I have to downsize the garden this year and thought about putting in
pumpkins to take up some space. I live next to a railroad track which
is a groundhog highway. There's always another one and being in the
city limited ways to get rid of them. They love melon vines so that's
out. Anybody know if they feel the same about pumpkins?
They not only eat pumpkin vines, they will come back later to eat any
pumpkins that might actually have set.
The only food they seem to prefer to garden plantings is mulberry leaves.
I can tolerate most of the wildlife around here, even the rabbits.
Groundhogs are the exception.
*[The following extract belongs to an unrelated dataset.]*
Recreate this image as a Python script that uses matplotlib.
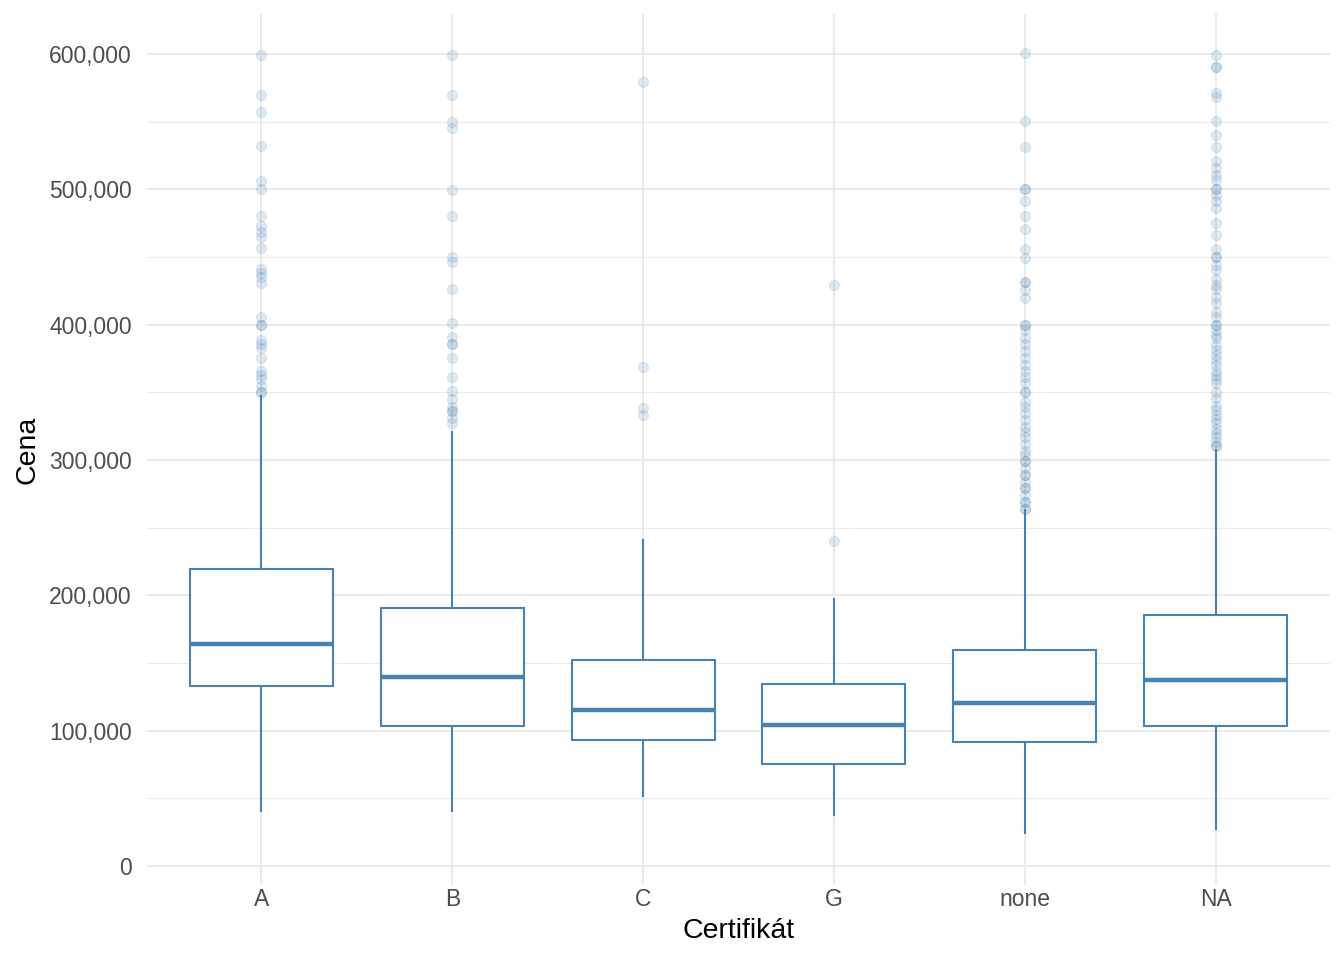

My daughter, the zoology student,
made a very nice study skin from one of our local groundhogs.
after having more experience with intense
groundhog pressure i can report more
information on what they seem to be doing
and ignoring here.
and to get to the topic of the OP first
regarding squash/pumpkins they did not eat
any of the seedlings we sprouted by direct
planting, we put fabric netting over them
before they sprouted to keep the chipmunks
out of them. after they had several leaves
we left them uncovered. the groundhogs
left them alone until several deer ate some
of the leaves. i suspect that smell clued
in the groundhogs and from then on we had
some leaves eaten, but they left the stems
and older leaves alone so the plants have
kept growing and are now flowering.
as for the rest of the unfenced gardens
we've had some of the beans eaten by
groundhogs and a few of those i did replant.
they eat the fresh sprouted leaves at the
tips but ignore the older leaves and stems.
same for the peas.
i didn't really notice them in the straw-
berries, but they could have eaten them. it
did not make any difference to me as we had
enough (i have three fairly large patches of
them, two are not fenced and one is inside
the fenced gardens).
they also have done some munching on the
alfalfa and trefoil, but that is ok with me
as that whole patch is for green manure and
if the deer, rabbits or whatever eat some of
it then that's just how it goes.
inside the fenced gardens the youngest
groundhogs learned how to climb through the
fence and so they've kept the lettuce, beets
and pak choi trimmed back, some of the beans
and peas have had their fresh leaves nipped
off, but most of the plants are still alive
and are flowering.
they seem to have ignored the onions,
garlic, and the tomatoes. i'm not sure
about the fennel, but it looks to be ok.
i don't think they did much damage to
the winter wheat or winter rye. they seem
more interested in the clovers, plantains,
dandelions that remain in the little grassy/
mowed areas we have left. they don't graze
them as closely as the rabbits do.
we'll see how the rest of the season goes,
if they'll get after the squash blossoms or
i have thinned the population quite a bit
now and gotten rid of one of their den sites.
also plugged up a way they were using to
get into the yard so they have a bit more of
a challenge to get into the gardens.